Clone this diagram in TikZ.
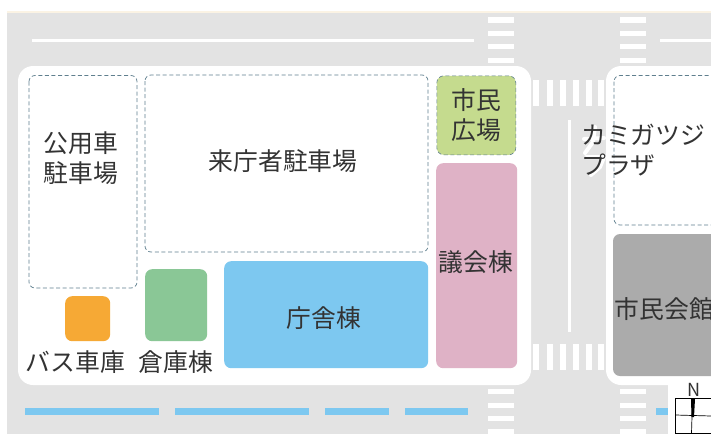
\documentclass[tikz,border=0pt]{standalone}
\usepackage{fontspec}
\setmainfont{Noto Sans CJK JP}
\begin{document}
\begin{tikzpicture}[x=1pt,y=-1pt,
  road/.style={fill=roadgray,draw=none},
  block/.style={fill=white,draw=none,rounded corners=15pt},
  stripe/.style={fill=white,draw=none},
  cycle lane/.style={fill=laneblue,draw=none},
  lot/.style={draw=lotline,dashed,dash pattern=on 4pt off 2.6pt,line width=.7pt,rounded corners=6pt},
  bldg/.style={draw=none,rounded corners=7pt},
  lbl/.style={text=ink,font=\fontsize{24.8}{30}\selectfont,align=center,inner sep=0pt},
  halo/.style={draw=white,line width=4pt,line cap=round,line join=round}]
\definecolor{roadgray}{HTML}{E3E3E3}
\definecolor{cream}{HTML}{FBF3E4}
\definecolor{laneblue}{HTML}{7DC8F0}
\definecolor{lotline}{HTML}{5F7F8E}
\definecolor{ink}{HTML}{333333}
\useasboundingbox (0,0) rectangle (711,434);
\fill[white] (0,0) rectangle (711,434);
\fill[cream] (7,11) rectangle (711,13);
\fill[road] (7,12.5) rectangle (711,434);
% compass background
\fill[white] (668,385) rectangle (711,434);
% blocks
\fill[block] (18,66) rectangle (531,385);
\fill[block] (606,66) rectangle (740,385);
% centre lines
\fill[stripe] (32,38.5) rectangle (474,41.7);
\fill[stripe] (660,38.5) rectangle (711,41.7);
\fill[stripe] (568,120) rectangle (571,332);
% crossings, horizontal bars
\foreach \x in {487.5,620}{
  \foreach \a/\b in {17/23,31/36,44/49,57.5/63,389/394,403/408,416/421,429/434}
    \fill[stripe] (\x,\a) rectangle (\x+26,\b);}
% crossings, vertical bars
\foreach \a/\b in {80/106,344/370}{
  \foreach \x/\w in {533/539,547/552.5,560/565.5,573/579,586/592,598/604}
    \fill[stripe] (\x,\a) rectangle (\w,\b);}
% blue lane
\foreach \a/\b in {25/158.5,175/309,325/389,405/468,656/668}
  \fill[cycle lane] (\a,408) rectangle (\b,415);
% lots
\draw[lot] (29,75.5) rectangle (137,288);
\draw[lot] (145,75) rectangle (428,252);
\draw[lot,fill=white] (614,75.5) rectangle (730,225);
% buildings
\node[bldg,fill={rgb,255:red,197;green,219;blue,142},draw=lotline,dashed,dash pattern=on 4pt off 2.6pt,line width=.6pt,anchor=north west,minimum width=79pt,minimum height=79pt,inner sep=0pt] (plaza) at (436.5,75.5) {};
\node[bldg,fill={rgb,255:red,223;green,178;blue,198},anchor=north west,minimum width=81pt,minimum height=205pt,inner sep=0pt] (council) at (436,163) {};
\node[bldg,fill=laneblue,anchor=north west,minimum width=204pt,minimum height=107pt,inner sep=0pt] (main) at (224,261) {};
\node[bldg,fill={rgb,255:red,138;green,199;blue,150},anchor=north west,minimum width=62pt,minimum height=72pt,inner sep=0pt] (store) at (145,269) {};
\node[bldg,fill={rgb,255:red,246;green,169;blue,53},anchor=north west,minimum width=45pt,minimum height=45pt,inner sep=0pt] (bus) at (65,296) {};
\path[bldg,fill={rgb,255:red,171;green,171;blue,171}] (613,234) rectangle (740,376);
% white edge behind the plaza label
\draw[halo] (584,139) -- (604,138) (595,127) -- (593,142) -- (585,153);
\draw[halo] (586,157) -- (604,157) -- (600,167) -- (591,175);
% labels
\node[lbl] (l1) at (81,158) {公用車\\駐車場};
\node[lbl] (l2) at (283,161) {来庁者駐車場};
\node[lbl] (l3) at (476,115) {市民\\広場};
\node[lbl] (l4) at (476,262) {議会棟};
\node[lbl] (l5) at (324,318) {庁舎棟};
\node[lbl] (l6) at (176,362.5) {倉庫棟};
\node[lbl] (l7) at (75.5,362.5) {バス車庫};
\node[lbl,align=left,anchor=west] (l8) at (581,150) {カミガツジ\\プラザ};
\node[lbl,anchor=west] (l9) at (614.5,309) {市民会館};
% compass
\node[text=ink,font=\fontsize{18}{18}\selectfont,inner sep=0pt] (north) at (693.5,390) {N};
\draw[black,line width=.8pt,fill=white] (675.5,398.5) rectangle (711,433);
\draw[black,line width=.7pt] (675.5,415) -- (711,416);
\draw[black,line width=.7pt] (692.5,400) -- (691.5,433);
\fill[black] (691,399) -- (695,399) -- (694,417) -- (691.5,417) -- cycle;
\end{tikzpicture}
\end{document}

********************

◆ **Goal of the exercise**: The listing above must be printed again exactly, minus its pictures.

◆ **Task result**:
Clone this diagram in TikZ.
\documentclass[tikz,border=0pt]{standalone}
\usepackage{fontspec}
\setmainfont{Noto Sans CJK JP}
\begin{document}
\begin{tikzpicture}[x=1pt,y=-1pt,
  road/.style={fill=roadgray,draw=none},
  block/.style={fill=white,draw=none,rounded corners=15pt},
  stripe/.style={fill=white,draw=none},
  cycle lane/.style={fill=laneblue,draw=none},
  lot/.style={draw=lotline,dashed,dash pattern=on 4pt off 2.6pt,line width=.7pt,rounded corners=6pt},
  bldg/.style={draw=none,rounded corners=7pt},
  lbl/.style={text=ink,font=\fontsize{24.8}{30}\selectfont,align=center,inner sep=0pt},
  halo/.style={draw=white,line width=4pt,line cap=round,line join=round}]
\definecolor{roadgray}{HTML}{E3E3E3}
\definecolor{cream}{HTML}{FBF3E4}
\definecolor{laneblue}{HTML}{7DC8F0}
\definecolor{lotline}{HTML}{5F7F8E}
\definecolor{ink}{HTML}{333333}
\useasboundingbox (0,0) rectangle (711,434);
\fill[white] (0,0) rectangle (711,434);
\fill[cream] (7,11) rectangle (711,13);
\fill[road] (7,12.5) rectangle (711,434);
% compass background
\fill[white] (668,385) rectangle (711,434);
% blocks
\fill[block] (18,66) rectangle (531,385);
\fill[block] (606,66) rectangle (740,385);
% centre lines
\fill[stripe] (32,38.5) rectangle (474,41.7);
\fill[stripe] (660,38.5) rectangle (711,41.7);
\fill[stripe] (568,120) rectangle (571,332);
% crossings, horizontal bars
\foreach \x in {487.5,620}{
  \foreach \a/\b in {17/23,31/36,44/49,57.5/63,389/394,403/408,416/421,429/434}
    \fill[stripe] (\x,\a) rectangle (\x+26,\b);}
% crossings, vertical bars
\foreach \a/\b in {80/106,344/370}{
  \foreach \x/\w in {533/539,547/552.5,560/565.5,573/579,586/592,598/604}
    \fill[stripe] (\x,\a) rectangle (\w,\b);}
% blue lane
\foreach \a/\b in {25/158.5,175/309,325/389,405/468,656/668}
  \fill[cycle lane] (\a,408) rectangle (\b,415);
% lots
\draw[lot] (29,75.5) rectangle (137,288);
\draw[lot] (145,75) rectangle (428,252);
\draw[lot,fill=white] (614,75.5) rectangle (730,225);
% buildings
\node[bldg,fill={rgb,255:red,197;green,219;blue,142},draw=lotline,dashed,dash pattern=on 4pt off 2.6pt,line width=.6pt,anchor=north west,minimum width=79pt,minimum height=79pt,inner sep=0pt] (plaza) at (436.5,75.5) {};
\node[bldg,fill={rgb,255:red,223;green,178;blue,198},anchor=north west,minimum width=81pt,minimum height=205pt,inner sep=0pt] (council) at (436,163) {};
\node[bldg,fill=laneblue,anchor=north west,minimum width=204pt,minimum height=107pt,inner sep=0pt] (main) at (224,261) {};
\node[bldg,fill={rgb,255:red,138;green,199;blue,150},anchor=north west,minimum width=62pt,minimum height=72pt,inner sep=0pt] (store) at (145,269) {};
\node[bldg,fill={rgb,255:red,246;green,169;blue,53},anchor=north west,minimum width=45pt,minimum height=45pt,inner sep=0pt] (bus) at (65,296) {};
\path[bldg,fill={rgb,255:red,171;green,171;blue,171}] (613,234) rectangle (740,376);
% white edge behind the plaza label
\draw[halo] (584,139) -- (604,138) (595,127) -- (593,142) -- (585,153);
\draw[halo] (586,157) -- (604,157) -- (600,167) -- (591,175);
% labels
\node[lbl] (l1) at (81,158) {公用車\\駐車場};
\node[lbl] (l2) at (283,161) {来庁者駐車場};
\node[lbl] (l3) at (476,115) {市民\\広場};
\node[lbl] (l4) at (476,262) {議会棟};
\node[lbl] (l5) at (324,318) {庁舎棟};
\node[lbl] (l6) at (176,362.5) {倉庫棟};
\node[lbl] (l7) at (75.5,362.5) {バス車庫};
\node[lbl,align=left,anchor=west] (l8) at (581,150) {カミガツジ\\プラザ};
\node[lbl,anchor=west] (l9) at (614.5,309) {市民会館};
% compass
\node[text=ink,font=\fontsize{18}{18}\selectfont,inner sep=0pt] (north) at (693.5,390) {N};
\draw[black,line width=.8pt,fill=white] (675.5,398.5) rectangle (711,433);
\draw[black,line width=.7pt] (675.5,415) -- (711,416);
\draw[black,line width=.7pt] (692.5,400) -- (691.5,433);
\fill[black] (691,399) -- (695,399) -- (694,417) -- (691.5,417) -- cycle;
\end{tikzpicture}
\end{document}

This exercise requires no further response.